* start *

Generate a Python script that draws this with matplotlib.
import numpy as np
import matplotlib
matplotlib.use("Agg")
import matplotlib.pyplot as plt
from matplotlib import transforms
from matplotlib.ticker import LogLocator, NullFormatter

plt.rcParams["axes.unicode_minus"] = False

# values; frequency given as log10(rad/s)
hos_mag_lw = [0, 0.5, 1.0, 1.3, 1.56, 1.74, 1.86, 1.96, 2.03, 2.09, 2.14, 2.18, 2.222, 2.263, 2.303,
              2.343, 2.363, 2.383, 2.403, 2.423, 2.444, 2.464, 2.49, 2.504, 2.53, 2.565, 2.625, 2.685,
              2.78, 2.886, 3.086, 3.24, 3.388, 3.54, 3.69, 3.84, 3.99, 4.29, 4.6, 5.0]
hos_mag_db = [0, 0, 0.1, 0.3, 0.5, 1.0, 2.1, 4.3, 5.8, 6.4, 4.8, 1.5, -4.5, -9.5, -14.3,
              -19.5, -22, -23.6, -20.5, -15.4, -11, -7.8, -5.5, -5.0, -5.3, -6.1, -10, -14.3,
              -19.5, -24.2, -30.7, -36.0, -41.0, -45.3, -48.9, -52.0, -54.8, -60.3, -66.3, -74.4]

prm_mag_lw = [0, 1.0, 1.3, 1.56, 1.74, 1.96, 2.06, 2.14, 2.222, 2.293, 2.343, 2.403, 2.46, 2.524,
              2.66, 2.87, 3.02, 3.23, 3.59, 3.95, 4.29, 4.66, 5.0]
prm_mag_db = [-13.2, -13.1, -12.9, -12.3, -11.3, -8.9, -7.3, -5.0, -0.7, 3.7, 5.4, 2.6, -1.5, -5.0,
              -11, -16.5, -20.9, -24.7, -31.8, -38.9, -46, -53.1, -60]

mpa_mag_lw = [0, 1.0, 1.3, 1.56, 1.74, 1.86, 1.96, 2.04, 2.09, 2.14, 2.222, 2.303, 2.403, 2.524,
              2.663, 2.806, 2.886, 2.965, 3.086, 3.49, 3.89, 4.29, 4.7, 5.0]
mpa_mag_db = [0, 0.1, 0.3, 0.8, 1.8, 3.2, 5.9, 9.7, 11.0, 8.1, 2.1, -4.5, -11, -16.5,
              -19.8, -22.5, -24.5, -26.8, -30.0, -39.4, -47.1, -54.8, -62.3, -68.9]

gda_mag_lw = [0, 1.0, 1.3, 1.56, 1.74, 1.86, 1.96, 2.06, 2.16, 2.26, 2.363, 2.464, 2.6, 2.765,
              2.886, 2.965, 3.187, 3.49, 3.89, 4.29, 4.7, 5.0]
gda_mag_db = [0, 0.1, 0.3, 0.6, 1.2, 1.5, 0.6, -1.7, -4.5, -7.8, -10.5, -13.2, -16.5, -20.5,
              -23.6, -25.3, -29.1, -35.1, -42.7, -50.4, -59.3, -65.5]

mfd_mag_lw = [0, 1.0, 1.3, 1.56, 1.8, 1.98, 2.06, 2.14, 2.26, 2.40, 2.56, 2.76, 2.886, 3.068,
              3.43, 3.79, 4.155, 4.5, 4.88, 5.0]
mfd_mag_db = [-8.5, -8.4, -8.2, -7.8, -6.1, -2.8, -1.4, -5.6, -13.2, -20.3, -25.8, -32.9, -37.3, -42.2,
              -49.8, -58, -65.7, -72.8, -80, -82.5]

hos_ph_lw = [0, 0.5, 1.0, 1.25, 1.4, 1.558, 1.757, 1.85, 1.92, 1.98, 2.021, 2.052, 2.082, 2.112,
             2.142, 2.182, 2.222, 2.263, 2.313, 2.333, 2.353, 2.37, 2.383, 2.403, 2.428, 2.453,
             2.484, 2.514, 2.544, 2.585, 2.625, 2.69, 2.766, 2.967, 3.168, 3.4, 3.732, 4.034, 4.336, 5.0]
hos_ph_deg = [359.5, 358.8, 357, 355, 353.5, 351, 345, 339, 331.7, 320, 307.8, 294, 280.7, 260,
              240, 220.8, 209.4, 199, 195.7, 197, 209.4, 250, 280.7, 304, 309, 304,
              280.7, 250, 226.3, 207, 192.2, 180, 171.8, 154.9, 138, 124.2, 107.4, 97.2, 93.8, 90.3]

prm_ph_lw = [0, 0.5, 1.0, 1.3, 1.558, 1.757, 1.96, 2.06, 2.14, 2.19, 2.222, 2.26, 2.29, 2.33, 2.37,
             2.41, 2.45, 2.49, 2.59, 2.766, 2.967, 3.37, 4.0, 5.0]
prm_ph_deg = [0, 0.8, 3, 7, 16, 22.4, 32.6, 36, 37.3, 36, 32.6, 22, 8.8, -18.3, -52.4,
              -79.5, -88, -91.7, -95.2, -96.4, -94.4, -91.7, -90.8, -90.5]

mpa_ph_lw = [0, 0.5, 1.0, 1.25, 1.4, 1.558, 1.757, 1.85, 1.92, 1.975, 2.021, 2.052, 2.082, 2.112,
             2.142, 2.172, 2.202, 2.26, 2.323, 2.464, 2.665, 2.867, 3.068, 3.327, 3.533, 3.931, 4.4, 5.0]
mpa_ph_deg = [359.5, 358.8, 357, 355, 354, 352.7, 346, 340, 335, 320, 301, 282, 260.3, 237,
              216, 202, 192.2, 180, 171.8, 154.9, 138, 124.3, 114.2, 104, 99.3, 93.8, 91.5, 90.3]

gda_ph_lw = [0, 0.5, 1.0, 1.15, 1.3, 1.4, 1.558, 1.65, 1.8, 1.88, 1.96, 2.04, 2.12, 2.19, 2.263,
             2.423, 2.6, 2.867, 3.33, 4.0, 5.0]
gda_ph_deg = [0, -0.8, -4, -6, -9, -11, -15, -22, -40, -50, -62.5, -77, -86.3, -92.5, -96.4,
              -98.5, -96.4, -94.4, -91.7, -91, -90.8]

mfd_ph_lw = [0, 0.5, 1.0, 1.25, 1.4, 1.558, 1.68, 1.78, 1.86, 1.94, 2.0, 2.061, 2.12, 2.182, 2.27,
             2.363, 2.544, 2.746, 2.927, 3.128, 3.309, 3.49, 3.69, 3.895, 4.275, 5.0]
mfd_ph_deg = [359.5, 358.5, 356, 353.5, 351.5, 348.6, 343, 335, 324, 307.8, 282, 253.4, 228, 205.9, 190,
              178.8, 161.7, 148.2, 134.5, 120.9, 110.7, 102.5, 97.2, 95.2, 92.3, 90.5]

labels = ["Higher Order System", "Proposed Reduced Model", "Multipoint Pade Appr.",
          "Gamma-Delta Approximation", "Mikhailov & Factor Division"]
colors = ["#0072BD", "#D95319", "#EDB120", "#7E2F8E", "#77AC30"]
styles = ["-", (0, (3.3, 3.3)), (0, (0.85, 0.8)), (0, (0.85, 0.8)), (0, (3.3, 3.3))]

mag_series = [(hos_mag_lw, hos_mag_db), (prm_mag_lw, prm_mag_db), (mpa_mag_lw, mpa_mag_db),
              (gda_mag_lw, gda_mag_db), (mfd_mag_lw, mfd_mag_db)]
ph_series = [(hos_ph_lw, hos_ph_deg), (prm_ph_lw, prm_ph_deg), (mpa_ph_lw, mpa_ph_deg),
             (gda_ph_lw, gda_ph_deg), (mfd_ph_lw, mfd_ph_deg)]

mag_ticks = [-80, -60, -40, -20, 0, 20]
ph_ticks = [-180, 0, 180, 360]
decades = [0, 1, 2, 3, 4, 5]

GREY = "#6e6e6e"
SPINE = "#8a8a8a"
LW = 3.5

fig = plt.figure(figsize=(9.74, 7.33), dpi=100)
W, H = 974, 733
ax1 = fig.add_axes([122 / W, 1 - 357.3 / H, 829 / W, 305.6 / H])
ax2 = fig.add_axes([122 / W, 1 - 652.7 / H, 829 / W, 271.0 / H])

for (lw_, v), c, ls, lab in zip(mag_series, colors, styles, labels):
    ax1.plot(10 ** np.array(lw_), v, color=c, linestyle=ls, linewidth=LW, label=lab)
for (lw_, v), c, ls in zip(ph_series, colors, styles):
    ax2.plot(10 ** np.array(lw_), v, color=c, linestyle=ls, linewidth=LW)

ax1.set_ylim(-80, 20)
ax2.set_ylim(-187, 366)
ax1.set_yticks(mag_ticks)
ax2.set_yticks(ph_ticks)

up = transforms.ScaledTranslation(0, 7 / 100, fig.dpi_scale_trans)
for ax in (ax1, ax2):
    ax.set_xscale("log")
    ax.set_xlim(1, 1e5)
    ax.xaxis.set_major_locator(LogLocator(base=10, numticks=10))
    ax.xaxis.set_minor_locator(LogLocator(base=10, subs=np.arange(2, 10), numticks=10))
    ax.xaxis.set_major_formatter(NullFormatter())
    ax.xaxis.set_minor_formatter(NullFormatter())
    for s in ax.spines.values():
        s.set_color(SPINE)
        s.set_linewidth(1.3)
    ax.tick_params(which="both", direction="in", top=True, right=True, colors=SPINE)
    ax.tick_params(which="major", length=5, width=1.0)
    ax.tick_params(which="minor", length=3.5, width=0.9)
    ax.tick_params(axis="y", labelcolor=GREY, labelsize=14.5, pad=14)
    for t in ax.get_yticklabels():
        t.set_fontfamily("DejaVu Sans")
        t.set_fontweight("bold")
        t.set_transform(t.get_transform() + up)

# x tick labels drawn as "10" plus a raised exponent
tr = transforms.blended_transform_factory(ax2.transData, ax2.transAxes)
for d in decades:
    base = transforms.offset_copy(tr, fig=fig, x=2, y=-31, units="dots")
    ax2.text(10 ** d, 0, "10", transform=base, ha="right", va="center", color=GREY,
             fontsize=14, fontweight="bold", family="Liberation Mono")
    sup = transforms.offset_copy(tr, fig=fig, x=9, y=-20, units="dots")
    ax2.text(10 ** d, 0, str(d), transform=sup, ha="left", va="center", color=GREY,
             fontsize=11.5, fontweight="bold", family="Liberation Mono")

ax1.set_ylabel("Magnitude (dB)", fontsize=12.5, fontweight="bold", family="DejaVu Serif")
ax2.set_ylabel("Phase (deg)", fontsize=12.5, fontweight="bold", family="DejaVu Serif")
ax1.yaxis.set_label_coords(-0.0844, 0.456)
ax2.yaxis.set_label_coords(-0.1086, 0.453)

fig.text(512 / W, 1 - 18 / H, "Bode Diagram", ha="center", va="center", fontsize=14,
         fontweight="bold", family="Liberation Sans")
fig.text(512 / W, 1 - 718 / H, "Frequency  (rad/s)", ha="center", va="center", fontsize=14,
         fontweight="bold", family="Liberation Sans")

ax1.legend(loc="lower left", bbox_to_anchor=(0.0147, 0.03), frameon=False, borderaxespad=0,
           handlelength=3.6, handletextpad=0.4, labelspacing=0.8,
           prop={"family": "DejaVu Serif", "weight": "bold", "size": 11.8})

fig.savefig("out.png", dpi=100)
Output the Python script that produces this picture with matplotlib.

* end *

-- WHAT THIS TASK INVOLVES --
Lines holding the word "that" in the entries above are the ones to pull out. Copy them all.

-- WRITTEN REPLY --
Generate a Python script that draws this with matplotlib.
Output the Python script that produces this picture with matplotlib.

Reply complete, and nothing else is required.